As adults, we often write something and let it sit for a day or two before revising it and also share it with a peer to receive feedback. This cannot happen for a child during the on-demand portion of the test, thus making it less like a real-world experience.

Some educators believe that if we remove the Writing Portfolio and increase the weight of the on-demand portion of our assessment, teachers will still teach writing rigorously. However, on-demand only addresses the writing of articles and persuasive letters. I am certain we will eventually see an end to personal narratives, memoirs, short stories and poetry. This would be a real tragedy for our students.

In addition, on-demand is a contrived prompt that is not authentic to students' real lives. ...Student choice is essential for motivating children to have a true, authentic reason for writing.

... I hope you consider my request to keep the Writing Portfolio so that Kentucky children will continue to think at higher levels and proceed forward instead of remaining at status quo.


Anonymous said...

Thanks for posting this. I also watched this video and and thought there were some good points about how the testing constraints negatively impact teaching writing.

So it seems a bit of a Catch-22:
If it's not tested, all teachers won't teach it
the testing regulations tie many teachers' hands making for less effective instruction

How could the testing regulations be changed to eliminate this dilemma?

Anonymous said...

Please...Richard! Rick's afraid he will loose his out-of-the-classroom position (i.e., writing consultant). Let him take his skills acquired at who knows how many Fayette County Schools- and KDE-sponsored training days (always held on days school is in session) and return to the classroom to teach and lower the teacher-pupil ratio at Picadome Elementary School.

Richard Day said...

Anonymous, you clearly don't know Ricki Rosenberg.

Ha ha ha. That's the funniest comment I've read in a while. Do you just make stuff up and hope you're right?

Ricki can buy and sell me about five times over - plus you too, I'll bet. It's not about a job for Ricki, I promise you.

Something you ought to acknowledge about Kentucky teachers....many of them are doing an important job they love and believe in deeply. Ricki understands first-hand what works with kids and I'd count myself fortunate to have her teach my grandchildren any day.

Her opinions are her own and carry the added benefit of being from someone who has actually worked successfully to improve writing skills among Kentucky children. Sen Kelly is going to do what he's going to do but he impresses me as someone who will at least listen respectfully. It is a mistake to doubt Ricki's sincerity.
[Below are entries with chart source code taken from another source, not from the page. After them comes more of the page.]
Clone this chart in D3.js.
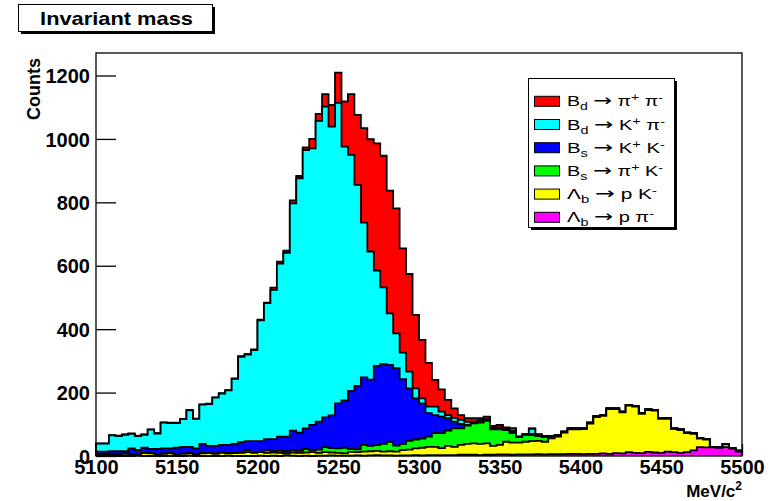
<!DOCTYPE html>
<html><head><meta charset="utf-8">
<script src="https://cdn.jsdelivr.net/npm/d3@7/dist/d3.min.js"></script>
<style>body{margin:0;background:#fff;}svg{display:block;}</style>
</head><body>
<svg id="chart" width="780" height="501"></svg>
<script>
// ---- data (invariant-mass histogram, 100 bins of 4 MeV from 5100 to 5500) ----
const binLow = d3.range(5100, 5500, 4);
const binWidth = 4;
const xTickValues = [5100,5150,5200,5250,5300,5350,5400,5450,5500];
const yTickValues = [0,200,400,600,800,1000,1200];
const seriesKeys = ["LbPpi","LbPK","BsPiK","BsKK","BdKpi","BdPiPi"]; // bottom -> top

const LbPpi = [0,0,0,0,0,0,1,0,0,0, 0,0,0,0,1,0,0,0,0,0, 1,0,0,0,0,1,0,1,0,3,
  1,0,1,0,1,1,2,1,1,1, 2,1,2,3,2,2,1,2,2,3, 2,3,3,3,3,3,4,4,4,3,
  4,4,5,5,4,5,5,5,6,5, 6,6,6,7,7,6,7,7,8,7, 9,8,12,10,9,13,11,10,14,12,
  10,12,18,28,27,27,26,28,23,14];
const LbPK = [4,6,3,5,7,4,5,9,8,5, 7,8,6,7,7,3,8,9,7,10, 7,9,10,12,10,11,10,10,10,6,
  10,10,10,12,9,11,9,9,7,12, 10,13,13,13,12,13,13,17,18,21, 24,26,26,22,29,26,31,34,36,35,
  36,28,30,40,38,37,40,42,42,40, 50,55,68,77,77,79,95,116,119,141, 139,130,147,146,124,132,132,107,103,73,
  72,60,52,27,25,1,1,9,1,2];
const BsPiK = [2,2,2,1,1,2,1,1,2,2, 1,1,1,1,1,2,1,1,1,1, 1,1,2,7,2,2,8,4,6,6,
  7,6,11,7,10,16,14,14,18,9, 9,21,17,18,24,30,19,19,28,28, 29,32,43,47,48,58,52,58,63,67,
  71,52,49,37,30,18,22,19,15,15, 6,4,3,3,3,2,3,3,2,2, 2,2,2,2,2,2,2,2,2,2,
  2,2,2,1,1,1,1,1,1,1];
const BsKK = [8,6,10,9,7,18,12,16,12,15, 16,15,19,21,20,19,29,22,24,24, 26,28,32,28,35,33,35,38,45,46,
  62,58,65,79,88,94,103,142,149,183, 200,213,209,250,252,242,244,204,165,130, 111,74,57,52,39,21,14,2,1,1,
  1,2,2,1,8,1,1,4,4,3, 1,1,0,0,0,0,0,0,0,0, 0,0,0,0,0,0,0,0,0,0,
  0,0,0,0,0,0,0,0,0,0];
const BdKpi = [25,25,50,48,52,46,44,41,61,49, 81,80,78,87,115,93,124,132,152,162, 172,205,269,273,287,381,429,471,546,580,
  717,802,878,872,949,980,911,948,801,745, 634,488,404,301,242,163,110,84,53,31, 16,21,27,16,10,12,13,10,4,6,
  4,4,4,2,7,0,0,16,1,0, 0,0,0,0,0,0,0,0,0,0, 0,0,0,0,0,0,0,0,0,0,
  0,0,0,0,0,0,0,0,0,0];
const BdPiPi = [1,1,1,1,1,1,1,1,1,1, 1,1,1,1,1,1,1,1,1,1, 1,2,2,2,2,2,2,7,6,7,
  9,7,8,30,22,39,68,95,142,191, 221,298,354,401,415,387,394,329,308,232, 184,138,84,70,48,30,15,11,11,7,
  8,5,8,5,0,0,0,1,0,0, 0,0,0,0,0,0,0,0,0,0, 0,0,0,0,0,0,0,0,0,0,
  0,0,0,0,0,0,0,0,0,0];

const seriesColors = {LbPpi:"#ff00ff", LbPK:"#ffff00", BsPiK:"#00ff00", BsKK:"#0000ff", BdKpi:"#00ffff", BdPiPi:"#ff0000"};
// legend labels: [text, kind]
const legendLabels = {
  BdPiPi: [["B",""],["d","sub"],[" ",""],["\u2192","arrow"],[" \u03c0",""],["+","sup"],[" \u03c0",""],["-","sup"]],
  BdKpi:  [["B",""],["d","sub"],[" ",""],["\u2192","arrow"],[" K",""],["+","sup"],[" \u03c0",""],["-","sup"]],
  BsKK:   [["B",""],["s","sub"],[" ",""],["\u2192","arrow"],[" K",""],["+","sup"],[" K",""],["-","sup"]],
  BsPiK:  [["B",""],["s","sub"],[" ",""],["\u2192","arrow"],[" \u03c0",""],["+","sup"],[" K",""],["-","sup"]],
  LbPK:   [["\u039b",""],["b","sub"],[" ",""],["\u2192","arrow"],[" p K",""],["-","sup"]],
  LbPpi:  [["\u039b",""],["b","sub"],[" ",""],["\u2192","arrow"],[" p \u03c0",""],["-","sup"]]
};
const legendOrder = ["BdPiPi","BdKpi","BsKK","BsPiK","LbPK","LbPpi"];
const legendTextWidths = [96,98,98,96,90,87];

// ---- layout ----
const svg = d3.select("#chart");
const F = {left:96, right:742, top:53, bottom:456};
const x = d3.scaleLinear().domain([5100,5500]).range([F.left,F.right]);
const y = d3.scaleLinear().domain([0,1271]).range([F.bottom,F.top]);
const font = "'Liberation Sans', Arial, Helvetica, sans-serif";

function fitWidth(t, tx, ty, target){
  const w = t.node().getBBox().width;
  t.attr("transform", `translate(${tx},${ty}) scale(${target/w},1)`);
}

// axes (drawn first, histograms cover them)
const gy = svg.append("g").attr("transform",`translate(${F.left},0)`);
gy.call(d3.axisLeft(y).tickValues(d3.range(0,1300,50)).tickSize(-10).tickFormat(""));
gy.call(d3.axisLeft(y).tickValues(yTickValues).tickSize(-20).tickPadding(6).tickFormat(d3.format("d")));
gy.selectAll(".domain").remove();
gy.selectAll("line").attr("stroke","#000").attr("stroke-width",1.3);
gy.selectAll("text").attr("font-family",font).attr("font-weight","bold").attr("font-size",20).attr("fill","#000").attr("dy","0.36em");

const gx = svg.append("g").attr("transform",`translate(0,${F.bottom})`);
gx.call(d3.axisBottom(x).tickValues(d3.range(5100,5501,10)).tickSize(-6).tickFormat(""));
gx.call(d3.axisBottom(x).tickValues(xTickValues).tickSize(-12).tickPadding(4).tickFormat(d3.format("d")));
gx.selectAll(".domain").remove();
gx.selectAll("line").attr("stroke","#000").attr("stroke-width",1.3);
gx.selectAll("text").attr("font-family",font).attr("font-weight","bold").attr("font-size",20).attr("fill","#000");

// ---- stacked histograms ----
const rows = binLow.map((b,i)=>({bin:b, LbPpi:LbPpi[i], LbPK:LbPK[i], BsPiK:BsPiK[i], BsKK:BsKK[i], BdKpi:BdKpi[i], BdPiPi:BdPiPi[i]}));
const stacked = d3.stack().keys(seriesKeys)(rows);
const line = d3.line().x(d=>x(d[0])).y(d=>y(d[1]));
const hist = svg.append("g");
stacked.slice().reverse().forEach(s=>{
  const pts = [[binLow[0],0]];
  s.forEach((d,i)=>{ pts.push([binLow[i], d[1]]); pts.push([binLow[i]+binWidth, d[1]]); });
  pts.push([binLow[binLow.length-1]+binWidth, 0]);
  hist.append("path").attr("d", line(pts)+"Z").attr("fill", seriesColors[s.key]).attr("stroke","none");
  hist.append("path").attr("d", line(pts)).attr("fill","none").attr("stroke","#000").attr("stroke-width",1.8).attr("stroke-linejoin","miter");
});

// frame
svg.append("rect").attr("x",F.left).attr("y",F.top).attr("width",F.right-F.left).attr("height",F.bottom-F.top)
  .attr("fill","none").attr("stroke","#000").attr("stroke-width",1.3);

// axis titles
svg.append("text").attr("x",742).attr("y",497).attr("text-anchor","end")
  .attr("font-family",font).attr("font-weight","bold").attr("font-size",17)
  .call(t=>{ t.append("tspan").text("MeV/c"); t.append("tspan").attr("dy",-7).attr("font-size",12).text("2"); });
svg.append("text").attr("transform","translate(40,120) rotate(-90)")
  .attr("font-family",font).attr("font-weight","bold").attr("font-size",18).text("Counts");

// title box
svg.append("rect").attr("x",21).attr("y",7).attr("width",194).attr("height",27).attr("fill","#000");
svg.append("rect").attr("x",18.5).attr("y",4.5).attr("width",194).attr("height",27).attr("fill","#fff").attr("stroke","#000").attr("stroke-width",1);
const title = svg.append("text").attr("text-anchor","middle")
  .attr("font-family",font).attr("font-weight","bold").attr("font-size",18).text("Invariant mass");
fitWidth(title, 116.5, 25, 153);

// legend
svg.append("rect").attr("x",531).attr("y",81).attr("width",146).attr("height",149).attr("fill","#000");
svg.append("rect").attr("x",528.5).attr("y",78.5).attr("width",146).attr("height",149).attr("fill","#fff").attr("stroke","#000").attr("stroke-width",1);
legendOrder.forEach((k,i)=>{
  const cy = 101.3 + i*23.2;
  svg.append("rect").attr("x",534.5).attr("y",cy-5).attr("width",25).attr("height",10)
    .attr("fill",seriesColors[k]).attr("stroke","#000").attr("stroke-width",1);
  const t = svg.append("text")
    .attr("font-family",font).attr("font-size",14).attr("fill","#000");
  let shift = 0;
  legendLabels[k].forEach(([s,kind])=>{
    const target = kind==="sub"?4:(kind==="sup"?-5:0);
    const ts = t.append("tspan").attr("dy", target-shift)
      .attr("font-size", (kind==="sub"||kind==="sup")?10:(kind==="arrow"?16:14)).text(s);
    if (kind==="arrow") ts.attr("font-family","'DejaVu Sans', sans-serif");
    shift = target;
  });
  fitWidth(t, 567, cy+5, legendTextWidths[i]);
});
</script>
</body></html>
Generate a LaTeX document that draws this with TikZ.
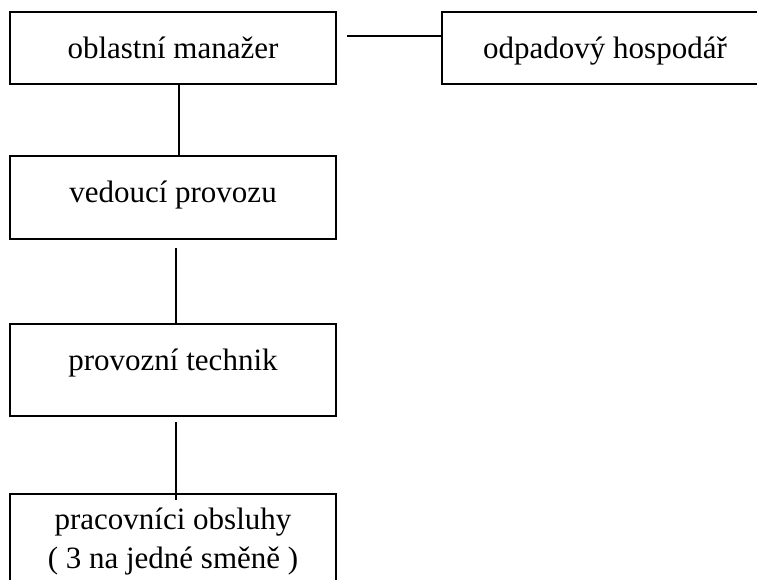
\documentclass[tikz,border=0pt]{standalone}
\usepackage{fontspec}
\setmainfont{Liberation Serif}
\begin{document}
\begin{tikzpicture}[x=1pt,y=-1pt,
    post/.style={draw, line width=2pt, minimum width=326pt, inner sep=0pt,
        text height=46pt, font=\fontsize{31}{39}\selectfont},
    link/.style={line width=2pt}]
                \useasboundingbox (0,0) rectangle (757,579);
                \clip (0,0) rectangle (757,579);
                \node[post, anchor=base, text depth=26pt] (om) at (173,58) {oblastní manažer};
                \node[post, anchor=base, text depth=26pt] (oh) at (605,58) {odpadový hospodář};
                \node[post, anchor=base, text depth=37pt] (vp) at (173,202) {vedoucí provozu};
                \node[post, anchor=base, text depth=46pt] (pt) at (173,370) {provozní technik};
                \node[post, anchor=north, align=center, text height=74pt, text depth=20pt] (po) at (173,493) {pracovníci obsluhy\\( 3 na jedné směně )};
                \draw[link, shorten <=10pt] ([yshift=12pt]om.east) -- ([yshift=12pt]oh.west);
                \draw[link] ([xshift=6pt]om.south) -- ([xshift=6pt]vp.north);
                \draw[link, shorten <=8pt] ([xshift=3pt]vp.south) -- ([xshift=3pt]pt.north);
                \draw[link, shorten <=5pt, shorten >=-7pt] ([xshift=3pt]pt.south) -- ([xshift=3pt]po.north);
            \end{tikzpicture}
\end{document}
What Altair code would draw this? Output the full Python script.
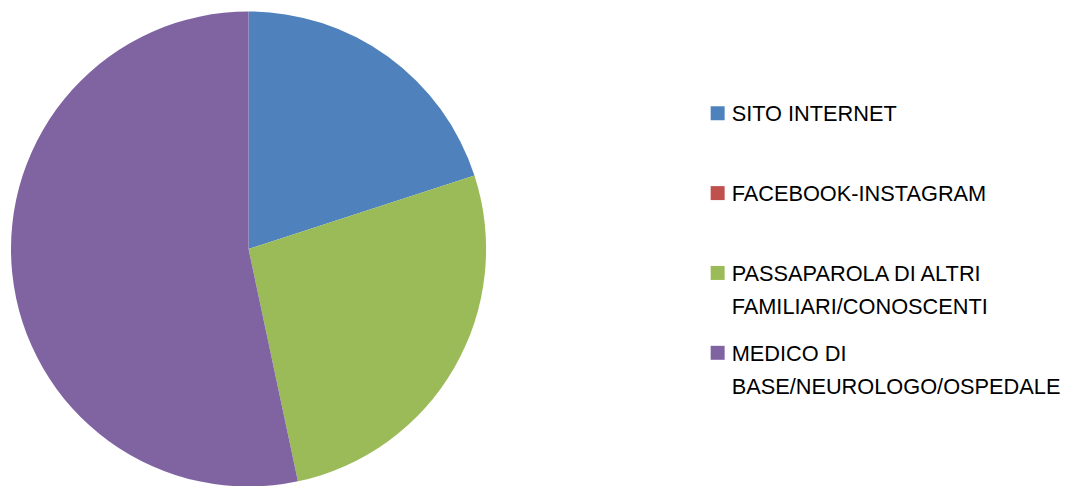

BTW, prior to Cassidy, I seem to recall Ricki had some private school teaching background - TLS maybe - but don't hold me to that. She has a special place in her heart for kids in need and is the kind of teacher who wants to make a difference with her life.

I can certainly agree that many less resourceful teachers are concerned over recent job losses, and perhaps more on the horizon. That's just rational.

We're all concerned that job losses will lower quality instruction.

Anonymous said...

Well, I teach in a very poor rural area and I certainly do not share Ricki's belief. Please don't tell me that I need to be trained better. I am passionate about my work as an educator, but I was long before KERA. When you behave as an ostrich with your head in the sand on some of these issues regarding our testing system, then you need a reality check. Not every child comes with a strong value system, life experiences, or even a desire to learn. I already have my work cut out for me without all the other ridiculous demands of portfolios. How can they write when they can't even read?????

Richard Day said...

Sorry to hear that you think I've had my head in the sand. I try hard not to do that.

Reasonable folks can disagree about what's best when it comes to teaching writing and I understand the difficulties and frustrations that attend working with students.

But I hope you are not suggesting poor rural kids can't be taught, or that teaching only occurs when the students arrive with some set of values. Although, when the school and the parents are on the same team and students know that they are expected by their parents to learn, it is a huge advantage.

We must not only teach our students to read but also to write. The great teachers I've observed over the years do both simultaneously.